▸ **Material**
>> Begin

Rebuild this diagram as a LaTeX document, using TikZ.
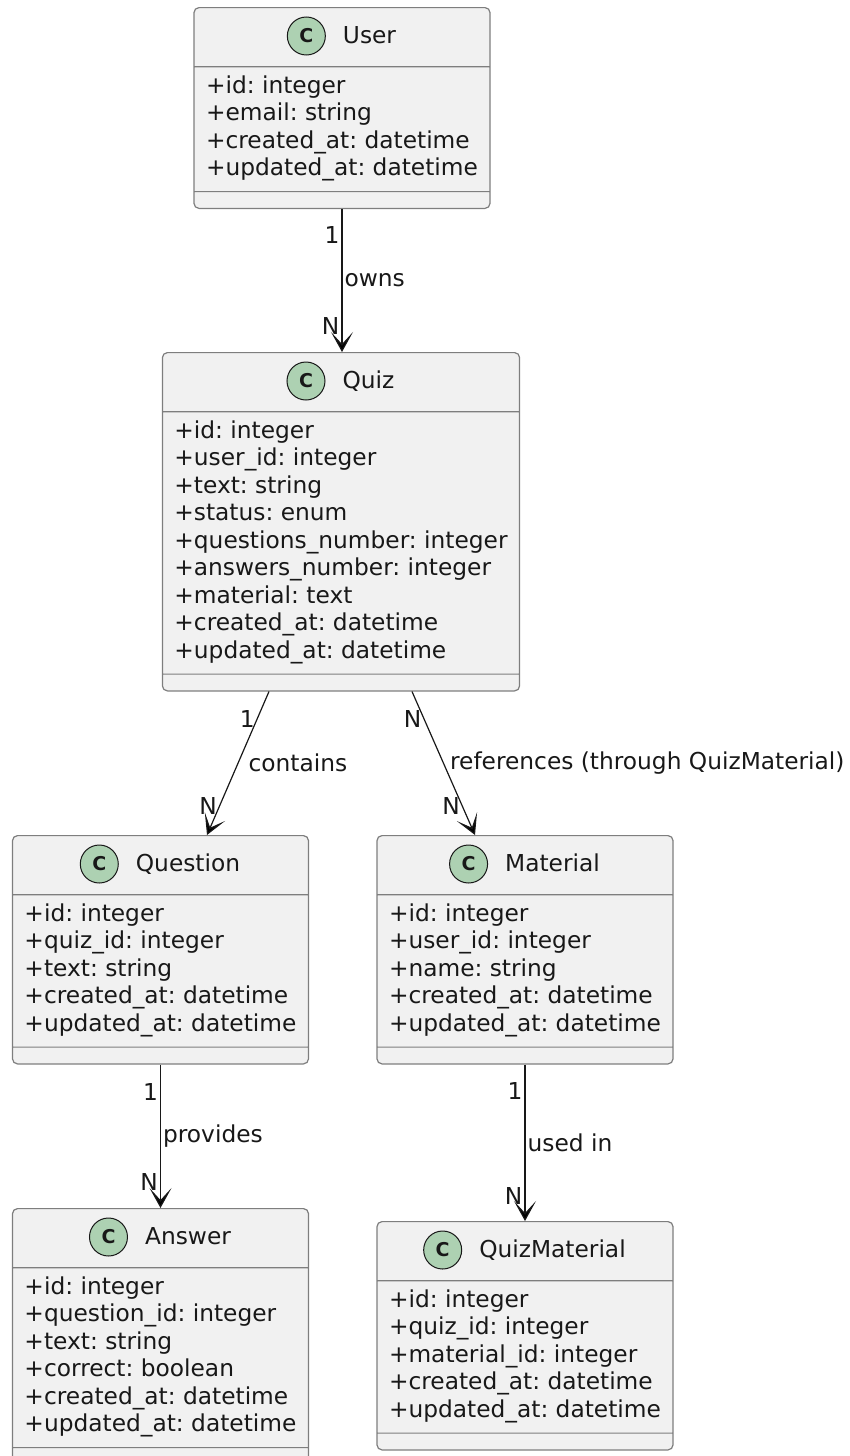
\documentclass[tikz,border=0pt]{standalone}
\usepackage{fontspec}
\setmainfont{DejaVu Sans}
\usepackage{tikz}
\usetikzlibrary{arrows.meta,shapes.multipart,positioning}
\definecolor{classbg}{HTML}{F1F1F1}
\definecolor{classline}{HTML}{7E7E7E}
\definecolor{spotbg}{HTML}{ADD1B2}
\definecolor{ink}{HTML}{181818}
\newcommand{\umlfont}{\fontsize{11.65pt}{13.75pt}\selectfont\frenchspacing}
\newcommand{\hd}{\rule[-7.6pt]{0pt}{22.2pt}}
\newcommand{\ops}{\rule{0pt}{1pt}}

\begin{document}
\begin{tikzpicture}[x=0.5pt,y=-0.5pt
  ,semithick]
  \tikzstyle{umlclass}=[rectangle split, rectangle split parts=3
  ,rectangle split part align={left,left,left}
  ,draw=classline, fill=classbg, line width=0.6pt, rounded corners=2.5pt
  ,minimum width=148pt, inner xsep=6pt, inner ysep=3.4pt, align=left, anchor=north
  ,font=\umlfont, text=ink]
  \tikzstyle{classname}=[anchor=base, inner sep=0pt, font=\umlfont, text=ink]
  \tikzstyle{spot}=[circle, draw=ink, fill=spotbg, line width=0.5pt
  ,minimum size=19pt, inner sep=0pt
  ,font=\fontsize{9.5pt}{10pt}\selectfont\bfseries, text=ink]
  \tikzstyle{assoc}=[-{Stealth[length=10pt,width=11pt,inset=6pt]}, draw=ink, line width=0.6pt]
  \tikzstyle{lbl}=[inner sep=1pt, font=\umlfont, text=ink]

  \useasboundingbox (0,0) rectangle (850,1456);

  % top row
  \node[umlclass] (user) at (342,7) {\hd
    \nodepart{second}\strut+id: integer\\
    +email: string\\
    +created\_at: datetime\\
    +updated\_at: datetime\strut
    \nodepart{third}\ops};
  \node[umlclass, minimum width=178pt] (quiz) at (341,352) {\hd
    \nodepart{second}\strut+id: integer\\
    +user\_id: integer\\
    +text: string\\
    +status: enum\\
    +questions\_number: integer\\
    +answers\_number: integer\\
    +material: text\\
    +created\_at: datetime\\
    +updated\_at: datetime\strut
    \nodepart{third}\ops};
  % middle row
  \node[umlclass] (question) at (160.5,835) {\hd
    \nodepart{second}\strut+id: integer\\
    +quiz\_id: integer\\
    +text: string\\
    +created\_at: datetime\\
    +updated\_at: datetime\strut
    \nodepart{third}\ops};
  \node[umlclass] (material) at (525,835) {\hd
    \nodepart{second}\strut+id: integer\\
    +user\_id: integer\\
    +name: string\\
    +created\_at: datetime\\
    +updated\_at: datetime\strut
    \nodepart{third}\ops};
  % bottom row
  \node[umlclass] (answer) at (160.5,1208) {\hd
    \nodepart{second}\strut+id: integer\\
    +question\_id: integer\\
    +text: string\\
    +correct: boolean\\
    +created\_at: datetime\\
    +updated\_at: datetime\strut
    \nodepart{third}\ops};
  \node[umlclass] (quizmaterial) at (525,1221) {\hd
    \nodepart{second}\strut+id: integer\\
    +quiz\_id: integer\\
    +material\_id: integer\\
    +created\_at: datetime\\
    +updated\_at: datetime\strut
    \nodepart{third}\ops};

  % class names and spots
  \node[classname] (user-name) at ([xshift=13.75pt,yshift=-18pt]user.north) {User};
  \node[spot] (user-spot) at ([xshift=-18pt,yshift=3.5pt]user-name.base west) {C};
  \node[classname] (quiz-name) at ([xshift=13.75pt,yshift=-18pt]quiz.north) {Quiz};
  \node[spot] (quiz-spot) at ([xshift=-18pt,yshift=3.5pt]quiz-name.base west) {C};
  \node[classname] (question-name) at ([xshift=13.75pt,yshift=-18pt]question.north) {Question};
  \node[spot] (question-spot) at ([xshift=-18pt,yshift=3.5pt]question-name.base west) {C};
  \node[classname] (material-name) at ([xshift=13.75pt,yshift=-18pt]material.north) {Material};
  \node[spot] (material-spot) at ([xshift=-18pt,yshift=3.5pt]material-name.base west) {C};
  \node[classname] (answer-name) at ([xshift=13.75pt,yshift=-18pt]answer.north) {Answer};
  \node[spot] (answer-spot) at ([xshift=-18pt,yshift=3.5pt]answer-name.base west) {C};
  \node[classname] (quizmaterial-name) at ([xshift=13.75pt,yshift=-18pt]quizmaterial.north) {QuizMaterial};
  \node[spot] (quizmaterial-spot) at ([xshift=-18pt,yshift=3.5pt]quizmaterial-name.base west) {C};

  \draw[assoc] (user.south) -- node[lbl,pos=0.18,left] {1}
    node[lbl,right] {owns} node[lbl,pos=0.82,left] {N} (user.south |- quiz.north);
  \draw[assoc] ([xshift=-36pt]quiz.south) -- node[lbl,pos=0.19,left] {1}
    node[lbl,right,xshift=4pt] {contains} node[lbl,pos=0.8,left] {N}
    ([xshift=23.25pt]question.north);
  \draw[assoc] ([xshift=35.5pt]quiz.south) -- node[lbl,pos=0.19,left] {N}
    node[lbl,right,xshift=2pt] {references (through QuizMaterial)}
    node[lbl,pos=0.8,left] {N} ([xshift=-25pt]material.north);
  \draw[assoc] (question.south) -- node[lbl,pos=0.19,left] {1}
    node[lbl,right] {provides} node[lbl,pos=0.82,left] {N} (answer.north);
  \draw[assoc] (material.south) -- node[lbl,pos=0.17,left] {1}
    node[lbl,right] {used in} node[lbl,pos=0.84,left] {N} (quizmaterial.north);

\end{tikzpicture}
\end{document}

>> End

Copy out each line word for word, please, skipping the images.

▸ **Written response**
Rebuild this diagram as a LaTeX document, using TikZ.
\documentclass[tikz,border=0pt]{standalone}
\usepackage{fontspec}
\setmainfont{DejaVu Sans}
\usepackage{tikz}
\usetikzlibrary{arrows.meta,shapes.multipart,positioning}
\definecolor{classbg}{HTML}{F1F1F1}
\definecolor{classline}{HTML}{7E7E7E}
\definecolor{spotbg}{HTML}{ADD1B2}
\definecolor{ink}{HTML}{181818}
\newcommand{\umlfont}{\fontsize{11.65pt}{13.75pt}\selectfont\frenchspacing}
\newcommand{\hd}{\rule[-7.6pt]{0pt}{22.2pt}}
\newcommand{\ops}{\rule{0pt}{1pt}}

\begin{document}
\begin{tikzpicture}[x=0.5pt,y=-0.5pt
  ,semithick]
  \tikzstyle{umlclass}=[rectangle split, rectangle split parts=3
  ,rectangle split part align={left,left,left}
  ,draw=classline, fill=classbg, line width=0.6pt, rounded corners=2.5pt
  ,minimum width=148pt, inner xsep=6pt, inner ysep=3.4pt, align=left, anchor=north
  ,font=\umlfont, text=ink]
  \tikzstyle{classname}=[anchor=base, inner sep=0pt, font=\umlfont, text=ink]
  \tikzstyle{spot}=[circle, draw=ink, fill=spotbg, line width=0.5pt
  ,minimum size=19pt, inner sep=0pt
  ,font=\fontsize{9.5pt}{10pt}\selectfont\bfseries, text=ink]
  \tikzstyle{assoc}=[-{Stealth[length=10pt,width=11pt,inset=6pt]}, draw=ink, line width=0.6pt]
  \tikzstyle{lbl}=[inner sep=1pt, font=\umlfont, text=ink]

  \useasboundingbox (0,0) rectangle (850,1456);

  % top row
  \node[umlclass] (user) at (342,7) {\hd
    \nodepart{second}\strut+id: integer\\
    +email: string\\
    +created\_at: datetime\\
    +updated\_at: datetime\strut
    \nodepart{third}\ops};
  \node[umlclass, minimum width=178pt] (quiz) at (341,352) {\hd
    \nodepart{second}\strut+id: integer\\
    +user\_id: integer\\
    +text: string\\
    +status: enum\\
    +questions\_number: integer\\
    +answers\_number: integer\\
    +material: text\\
    +created\_at: datetime\\
    +updated\_at: datetime\strut
    \nodepart{third}\ops};
  % middle row
  \node[umlclass] (question) at (160.5,835) {\hd
    \nodepart{second}\strut+id: integer\\
    +quiz\_id: integer\\
    +text: string\\
    +created\_at: datetime\\
    +updated\_at: datetime\strut
    \nodepart{third}\ops};
  \node[umlclass] (material) at (525,835) {\hd
    \nodepart{second}\strut+id: integer\\
    +user\_id: integer\\
    +name: string\\
    +created\_at: datetime\\
    +updated\_at: datetime\strut
    \nodepart{third}\ops};
  % bottom row
  \node[umlclass] (answer) at (160.5,1208) {\hd
    \nodepart{second}\strut+id: integer\\
    +question\_id: integer\\
    +text: string\\
    +correct: boolean\\
    +created\_at: datetime\\
    +updated\_at: datetime\strut
    \nodepart{third}\ops};
  \node[umlclass] (quizmaterial) at (525,1221) {\hd
    \nodepart{second}\strut+id: integer\\
    +quiz\_id: integer\\
    +material\_id: integer\\
    +created\_at: datetime\\
    +updated\_at: datetime\strut
    \nodepart{third}\ops};

  % class names and spots
  \node[classname] (user-name) at ([xshift=13.75pt,yshift=-18pt]user.north) {User};
  \node[spot] (user-spot) at ([xshift=-18pt,yshift=3.5pt]user-name.base west) {C};
  \node[classname] (quiz-name) at ([xshift=13.75pt,yshift=-18pt]quiz.north) {Quiz};
  \node[spot] (quiz-spot) at ([xshift=-18pt,yshift=3.5pt]quiz-name.base west) {C};
  \node[classname] (question-name) at ([xshift=13.75pt,yshift=-18pt]question.north) {Question};
  \node[spot] (question-spot) at ([xshift=-18pt,yshift=3.5pt]question-name.base west) {C};
  \node[classname] (material-name) at ([xshift=13.75pt,yshift=-18pt]material.north) {Material};
  \node[spot] (material-spot) at ([xshift=-18pt,yshift=3.5pt]material-name.base west) {C};
  \node[classname] (answer-name) at ([xshift=13.75pt,yshift=-18pt]answer.north) {Answer};
  \node[spot] (answer-spot) at ([xshift=-18pt,yshift=3.5pt]answer-name.base west) {C};
  \node[classname] (quizmaterial-name) at ([xshift=13.75pt,yshift=-18pt]quizmaterial.north) {QuizMaterial};
  \node[spot] (quizmaterial-spot) at ([xshift=-18pt,yshift=3.5pt]quizmaterial-name.base west) {C};

  \draw[assoc] (user.south) -- node[lbl,pos=0.18,left] {1}
    node[lbl,right] {owns} node[lbl,pos=0.82,left] {N} (user.south |- quiz.north);
  \draw[assoc] ([xshift=-36pt]quiz.south) -- node[lbl,pos=0.19,left] {1}
    node[lbl,right,xshift=4pt] {contains} node[lbl,pos=0.8,left] {N}
    ([xshift=23.25pt]question.north);
  \draw[assoc] ([xshift=35.5pt]quiz.south) -- node[lbl,pos=0.19,left] {N}
    node[lbl,right,xshift=2pt] {references (through QuizMaterial)}
    node[lbl,pos=0.8,left] {N} ([xshift=-25pt]material.north);
  \draw[assoc] (question.south) -- node[lbl,pos=0.19,left] {1}
    node[lbl,right] {provides} node[lbl,pos=0.82,left] {N} (answer.north);
  \draw[assoc] (material.south) -- node[lbl,pos=0.17,left] {1}
    node[lbl,right] {used in} node[lbl,pos=0.84,left] {N} (quizmaterial.north);

\end{tikzpicture}
\end{document}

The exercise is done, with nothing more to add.